==== DATA SEGMENT ====

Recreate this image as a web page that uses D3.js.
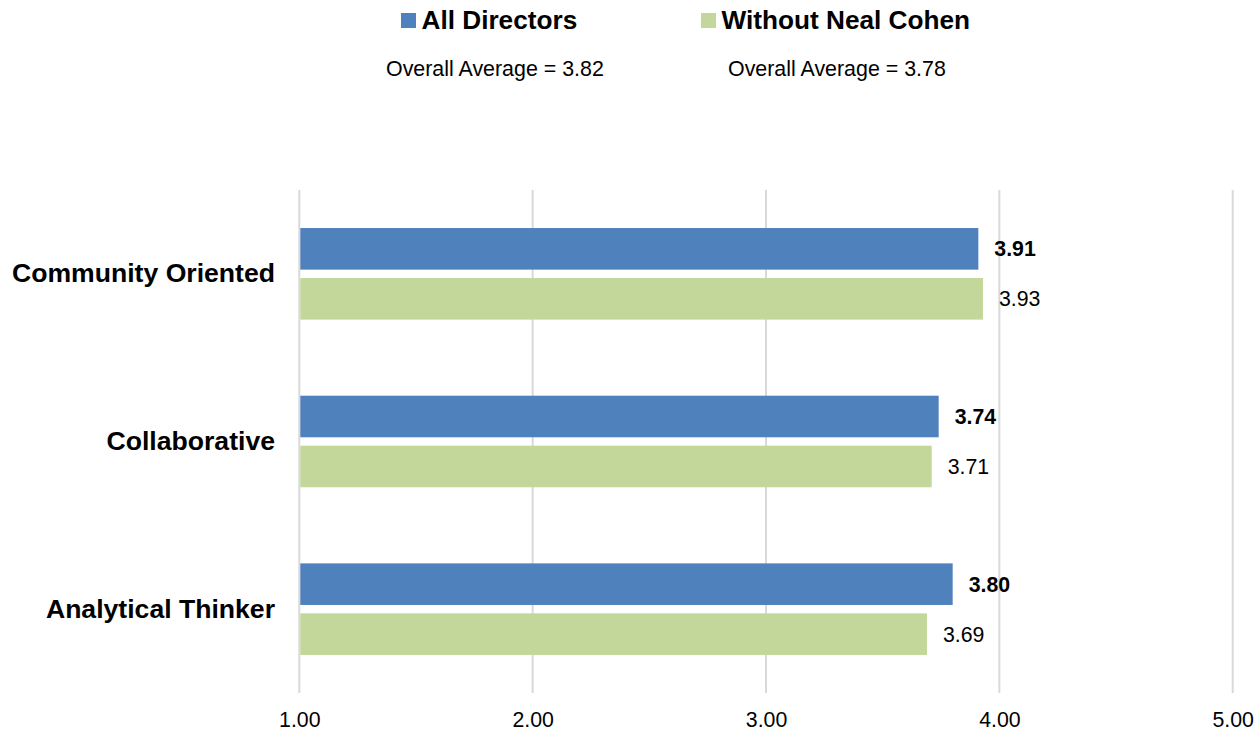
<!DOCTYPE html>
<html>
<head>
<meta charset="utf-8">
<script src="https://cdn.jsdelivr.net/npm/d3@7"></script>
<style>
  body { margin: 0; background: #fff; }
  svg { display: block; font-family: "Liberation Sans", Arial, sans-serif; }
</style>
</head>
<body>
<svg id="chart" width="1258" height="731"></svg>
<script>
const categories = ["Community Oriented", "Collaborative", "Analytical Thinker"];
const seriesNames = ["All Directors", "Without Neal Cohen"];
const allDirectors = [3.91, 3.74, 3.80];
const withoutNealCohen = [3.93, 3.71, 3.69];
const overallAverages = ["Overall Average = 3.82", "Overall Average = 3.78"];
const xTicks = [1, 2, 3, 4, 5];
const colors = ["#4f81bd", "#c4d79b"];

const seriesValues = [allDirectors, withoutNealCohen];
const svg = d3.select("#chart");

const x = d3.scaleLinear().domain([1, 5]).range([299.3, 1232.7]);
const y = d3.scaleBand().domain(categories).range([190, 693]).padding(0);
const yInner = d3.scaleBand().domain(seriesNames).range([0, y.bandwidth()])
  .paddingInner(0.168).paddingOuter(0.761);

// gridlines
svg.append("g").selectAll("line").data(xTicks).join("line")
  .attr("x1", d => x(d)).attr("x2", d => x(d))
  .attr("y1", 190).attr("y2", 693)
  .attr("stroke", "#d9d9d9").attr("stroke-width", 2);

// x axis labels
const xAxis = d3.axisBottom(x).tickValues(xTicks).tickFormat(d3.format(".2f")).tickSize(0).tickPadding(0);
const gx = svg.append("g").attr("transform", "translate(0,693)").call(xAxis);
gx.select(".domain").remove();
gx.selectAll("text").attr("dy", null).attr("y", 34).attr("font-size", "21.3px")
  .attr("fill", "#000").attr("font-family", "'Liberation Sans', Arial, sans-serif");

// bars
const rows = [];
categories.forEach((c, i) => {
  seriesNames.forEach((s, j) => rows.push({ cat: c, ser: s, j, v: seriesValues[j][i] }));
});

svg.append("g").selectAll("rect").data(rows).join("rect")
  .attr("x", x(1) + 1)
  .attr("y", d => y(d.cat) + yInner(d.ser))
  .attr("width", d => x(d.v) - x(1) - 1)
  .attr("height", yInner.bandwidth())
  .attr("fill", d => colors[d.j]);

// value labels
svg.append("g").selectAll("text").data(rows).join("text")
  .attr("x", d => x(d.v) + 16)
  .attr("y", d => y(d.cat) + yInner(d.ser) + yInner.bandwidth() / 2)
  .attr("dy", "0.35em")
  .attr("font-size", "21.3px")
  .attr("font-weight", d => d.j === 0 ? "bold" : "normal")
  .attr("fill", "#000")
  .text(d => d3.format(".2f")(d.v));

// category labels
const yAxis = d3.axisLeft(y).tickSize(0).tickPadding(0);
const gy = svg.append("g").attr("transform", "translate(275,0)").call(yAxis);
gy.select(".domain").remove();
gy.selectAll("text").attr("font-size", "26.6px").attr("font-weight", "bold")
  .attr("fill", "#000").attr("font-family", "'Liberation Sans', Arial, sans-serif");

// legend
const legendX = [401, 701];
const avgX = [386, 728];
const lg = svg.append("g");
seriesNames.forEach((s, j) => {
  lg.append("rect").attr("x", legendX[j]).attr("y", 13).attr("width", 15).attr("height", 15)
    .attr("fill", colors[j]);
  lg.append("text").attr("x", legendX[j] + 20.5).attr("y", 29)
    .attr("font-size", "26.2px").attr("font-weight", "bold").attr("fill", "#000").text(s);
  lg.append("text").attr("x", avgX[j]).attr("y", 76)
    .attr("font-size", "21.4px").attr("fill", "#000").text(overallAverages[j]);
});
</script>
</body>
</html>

====

**YOUR INSTRUCTIONS:**
Repeat the material verbatim. Do not carry over any picture.

**SOLVED PROBLEM:**
Recreate this image as a web page that uses D3.js.
<!DOCTYPE html>
<html>
<head>
<meta charset="utf-8">
<script src="https://cdn.jsdelivr.net/npm/d3@7"></script>
<style>
  body { margin: 0; background: #fff; }
  svg { display: block; font-family: "Liberation Sans", Arial, sans-serif; }
</style>
</head>
<body>
<svg id="chart" width="1258" height="731"></svg>
<script>
const categories = ["Community Oriented", "Collaborative", "Analytical Thinker"];
const seriesNames = ["All Directors", "Without Neal Cohen"];
const allDirectors = [3.91, 3.74, 3.80];
const withoutNealCohen = [3.93, 3.71, 3.69];
const overallAverages = ["Overall Average = 3.82", "Overall Average = 3.78"];
const xTicks = [1, 2, 3, 4, 5];
const colors = ["#4f81bd", "#c4d79b"];

const seriesValues = [allDirectors, withoutNealCohen];
const svg = d3.select("#chart");

const x = d3.scaleLinear().domain([1, 5]).range([299.3, 1232.7]);
const y = d3.scaleBand().domain(categories).range([190, 693]).padding(0);
const yInner = d3.scaleBand().domain(seriesNames).range([0, y.bandwidth()])
  .paddingInner(0.168).paddingOuter(0.761);

// gridlines
svg.append("g").selectAll("line").data(xTicks).join("line")
  .attr("x1", d => x(d)).attr("x2", d => x(d))
  .attr("y1", 190).attr("y2", 693)
  .attr("stroke", "#d9d9d9").attr("stroke-width", 2);

// x axis labels
const xAxis = d3.axisBottom(x).tickValues(xTicks).tickFormat(d3.format(".2f")).tickSize(0).tickPadding(0);
const gx = svg.append("g").attr("transform", "translate(0,693)").call(xAxis);
gx.select(".domain").remove();
gx.selectAll("text").attr("dy", null).attr("y", 34).attr("font-size", "21.3px")
  .attr("fill", "#000").attr("font-family", "'Liberation Sans', Arial, sans-serif");

// bars
const rows = [];
categories.forEach((c, i) => {
  seriesNames.forEach((s, j) => rows.push({ cat: c, ser: s, j, v: seriesValues[j][i] }));
});

svg.append("g").selectAll("rect").data(rows).join("rect")
  .attr("x", x(1) + 1)
  .attr("y", d => y(d.cat) + yInner(d.ser))
  .attr("width", d => x(d.v) - x(1) - 1)
  .attr("height", yInner.bandwidth())
  .attr("fill", d => colors[d.j]);

// value labels
svg.append("g").selectAll("text").data(rows).join("text")
  .attr("x", d => x(d.v) + 16)
  .attr("y", d => y(d.cat) + yInner(d.ser) + yInner.bandwidth() / 2)
  .attr("dy", "0.35em")
  .attr("font-size", "21.3px")
  .attr("font-weight", d => d.j === 0 ? "bold" : "normal")
  .attr("fill", "#000")
  .text(d => d3.format(".2f")(d.v));

// category labels
const yAxis = d3.axisLeft(y).tickSize(0).tickPadding(0);
const gy = svg.append("g").attr("transform", "translate(275,0)").call(yAxis);
gy.select(".domain").remove();
gy.selectAll("text").attr("font-size", "26.6px").attr("font-weight", "bold")
  .attr("fill", "#000").attr("font-family", "'Liberation Sans', Arial, sans-serif");

// legend
const legendX = [401, 701];
const avgX = [386, 728];
const lg = svg.append("g");
seriesNames.forEach((s, j) => {
  lg.append("rect").attr("x", legendX[j]).attr("y", 13).attr("width", 15).attr("height", 15)
    .attr("fill", colors[j]);
  lg.append("text").attr("x", legendX[j] + 20.5).attr("y", 29)
    .attr("font-size", "26.2px").attr("font-weight", "bold").attr("fill", "#000").text(s);
  lg.append("text").attr("x", avgX[j]).attr("y", 76)
    .attr("font-size", "21.4px").attr("fill", "#000").text(overallAverages[j]);
});
</script>
</body>
</html>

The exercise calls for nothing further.